View Full Version : Bleached Flour vs. Unbleached
Chefzhat
06-28-2001, 04:20 AM
Okay, here's today's goofy questions from me - what is the difference between these two besides the obvious? I've been buying unbleached just because I like to stay as natural as possible (and I can't use whole wheat all the time!) but someone told me there is no difference. Then someone else told me that the bleaching process entails chlorine and formaldahyde ICK!!!!!! So, what gives?? All you smarties on this board will set me straight! http://www.cookinglight.com/bbs/biggrin.gif
Mamasue
06-28-2001, 05:48 AM
Found this from google search....
"After the flour has been ground and blended to the desired mix of particles, it is treated chemically to accomplish in a matter of minutes what otherwise takes weeks. Bleaching removes the light yellow color caused by xanthophylls, a variety of carotenoid pigment also found in potatoes and onions. The color has no practical or nutritional significance and is oxidized simply to obtain a uniform whiteness. Bleaching does, however, destroy the small amounts of vitamin E in flour, which probably accounts for its bad reputation in some circles."

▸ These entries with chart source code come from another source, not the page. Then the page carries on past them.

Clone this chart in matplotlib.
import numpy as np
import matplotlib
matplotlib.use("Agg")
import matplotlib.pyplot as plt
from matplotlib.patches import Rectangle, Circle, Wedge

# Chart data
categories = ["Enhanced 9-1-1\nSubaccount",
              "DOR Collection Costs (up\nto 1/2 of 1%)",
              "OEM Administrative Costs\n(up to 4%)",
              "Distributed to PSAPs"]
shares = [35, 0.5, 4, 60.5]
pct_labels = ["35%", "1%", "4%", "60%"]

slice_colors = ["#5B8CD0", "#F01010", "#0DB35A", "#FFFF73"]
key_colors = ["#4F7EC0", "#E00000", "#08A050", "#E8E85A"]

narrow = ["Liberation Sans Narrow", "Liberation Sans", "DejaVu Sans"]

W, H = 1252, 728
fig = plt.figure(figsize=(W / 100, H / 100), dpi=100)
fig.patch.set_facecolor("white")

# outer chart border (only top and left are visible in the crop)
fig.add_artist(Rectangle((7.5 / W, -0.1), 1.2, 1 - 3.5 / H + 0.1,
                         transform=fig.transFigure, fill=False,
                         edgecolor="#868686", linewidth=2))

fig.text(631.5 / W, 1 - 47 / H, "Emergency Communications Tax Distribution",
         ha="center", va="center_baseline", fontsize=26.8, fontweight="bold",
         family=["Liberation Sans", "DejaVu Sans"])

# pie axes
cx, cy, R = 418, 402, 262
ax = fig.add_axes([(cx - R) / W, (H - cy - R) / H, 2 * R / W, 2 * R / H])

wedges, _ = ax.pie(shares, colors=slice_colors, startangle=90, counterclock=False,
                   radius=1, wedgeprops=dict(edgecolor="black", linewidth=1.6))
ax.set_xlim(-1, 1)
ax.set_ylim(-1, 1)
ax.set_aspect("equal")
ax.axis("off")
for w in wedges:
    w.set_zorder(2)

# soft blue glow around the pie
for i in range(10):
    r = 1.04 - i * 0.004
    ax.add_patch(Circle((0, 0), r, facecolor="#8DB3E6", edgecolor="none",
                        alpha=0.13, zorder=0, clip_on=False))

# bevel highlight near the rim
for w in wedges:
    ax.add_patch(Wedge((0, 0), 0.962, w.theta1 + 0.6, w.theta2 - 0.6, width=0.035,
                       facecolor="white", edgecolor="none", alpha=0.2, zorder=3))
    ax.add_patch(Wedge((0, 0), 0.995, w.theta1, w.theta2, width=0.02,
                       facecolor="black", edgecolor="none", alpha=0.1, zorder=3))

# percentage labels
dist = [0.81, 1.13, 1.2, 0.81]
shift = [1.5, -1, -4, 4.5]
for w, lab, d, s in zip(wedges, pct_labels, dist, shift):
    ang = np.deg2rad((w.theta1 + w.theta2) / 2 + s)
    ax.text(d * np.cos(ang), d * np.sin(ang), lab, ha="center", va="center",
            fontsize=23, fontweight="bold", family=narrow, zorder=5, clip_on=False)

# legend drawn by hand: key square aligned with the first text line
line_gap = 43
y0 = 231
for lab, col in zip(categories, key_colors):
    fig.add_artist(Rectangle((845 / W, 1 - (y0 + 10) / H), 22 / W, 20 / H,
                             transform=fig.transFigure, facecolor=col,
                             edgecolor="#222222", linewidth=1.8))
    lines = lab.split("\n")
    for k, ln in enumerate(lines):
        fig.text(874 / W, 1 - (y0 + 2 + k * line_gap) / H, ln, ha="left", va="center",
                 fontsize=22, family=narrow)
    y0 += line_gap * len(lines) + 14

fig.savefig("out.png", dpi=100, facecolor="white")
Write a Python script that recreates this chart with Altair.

"Bleaching is often accomplished with the same gas, chlorine dioxide, that is used to age, or 'improve,' the flour. But even unbleached flour has been aged with potassium bromate or iodate. Aging has important practical results. It has long been known that flour allowed to sit for one to two months develops better baking qualities; hence the practice of letting flour 'age' before use (during this period, it is also naturally bleached by oxygen in the air). But, done in this way, aging is a time- and space-consuming, somewhat unpredictable procedure. Hence the use of chemicals both to accelerate and to control flour improvement. Aging affects the bonding characteristics of the gluten proteins in such a way that they form stronger, more elastic doughs."
NydiaC
06-28-2001, 07:27 AM
Great info Mamasue! I knew that it wasn't my imagination when I noticed that my homemade biscuits came out better with unbleached flour than bleached.
funnybone
06-28-2001, 08:05 AM
I had heard somewhere that flour was bleached because it was believed that "white flour was better looking". I prefer the unbleached. Once all ingredients are added to a recipe, the finished product is never pure white anyways.